AGING GRACE: Growing Up in Our Sixties

Remember our twenties, the know-everything years?

We charged into adulthood believing we were destined to run the country – and the world – so much better once we got in power. At the very least, we wouldn’t make the same mistakes as our parents. A month after my 20th birthday I got married, certain it would be forever, priding myself in waiting two years longer than my mother when she took the unsuccessful plunge. Brimming over with book learning, post-adolescent freedom, and Civil Rights Movement fervor I smoked, drank, wrote, challenged racial and gender barriers, and had two children before the decade ended. I preferred the company of people several years older than me, but not necessarily to listen at their feet. I couldn’t shut up; I had so many revolutionary ideas I thought they needed to hear.

Once the thirties kicked in we seemed to warp into a do-everything blur of responsibilities and quests, bending and breaking rules in our professional and private lives. We chased “what next”, “there must be something more,” and “maybe this is it” experiences, often losing track of ourselves in the process.

And then came the forties; how quickly the pages turned.

Nests emptied, or filled – or both. Marriages and partnerships were reassessed. We started losing people who were dear to us. Life forced us to let go of some things; others we couldn’t wait to cast away. Many of us crashed, and burned, and resurrected– more than once – before the decade of reshaping was done.

In the feel-everything fifties we started spiritual triage on our finances, our health, and our relationships. Maturity began to peel away that shield of invincibility. Now we’re making peace with the dichotomies of life.

The sixties is the decade of aging grace.

Yes, we may feel sandwiched in between the expectations of ailing parents and adult children, between the societal pressure to look and act forever young and to just disappear. Yes, we can’t do it all, and maybe we shouldn’t, even if we could. As a generation we’ve changed some things, and we’ve made some mistakes. Growing older means we accept that we will never fix everything.
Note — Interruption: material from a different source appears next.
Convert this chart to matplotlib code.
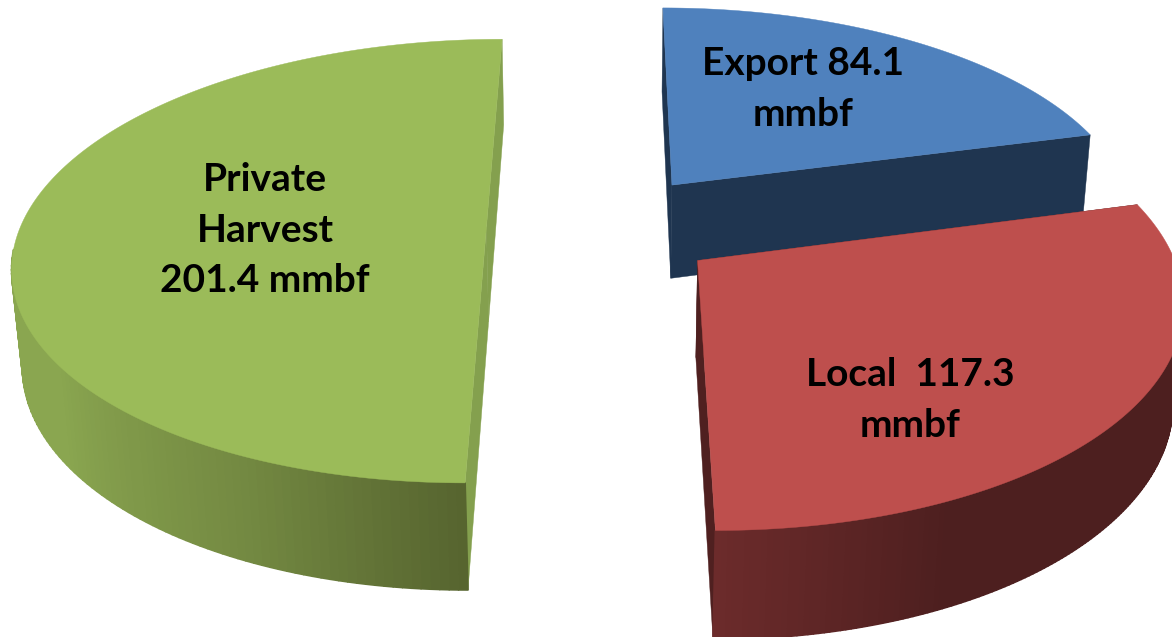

But that doesn’t mean a solution isn’t possible, or that we don’t keep trying.

In many ways our survival this long through society’s shifting uncertain sands has given us the firmer footing needed for navigating today’s richly troubled soil. The challenge now is how to pass some of our knowledge along.

Every generation has the same burden – the problems of its “historical moment” as Robert Penn Warren called it in Segregation: Inner Turmoil of the South, a little-known homage to racial change, controversial in its own turbulent time. The noted poet and novelist and son of the South wrote the 65-page collection of reflections in 1956 during his travels through southern states in the U.S. in the wake of the landmark Brown vs. Board of Education desegregation decision which kicked off the civil rights movement of our era. Stopping at stores and cafes and homes, he held impromptu conversations with people on both sides of the color line on their misgivings about what the future held for race relations.

They wrestled with conflicting attitudes and so did he, going from being a proponent of segregation to declaring that desegregation was inevitable – strong fighting words from a White southerner of that time. He saw a pattern of brutal assaults, public outrages, and discriminatory practices, as a moral problem that keeps us locked in a “national rhythm of complacency and panic.”

In the end, he concluded, the best we can do “Is try to plug along in a way to make [the younger generation] think we – the old folks – did the best we could for justice, as we could understand it.”

Perhaps our role as the generation that survived the turbulent 1960s is to impart lessons we have learned, and cautionary tales. Our children may not get it – yet – but just give them a few decades. Besides, that’s why they made grandchildren for us to regale.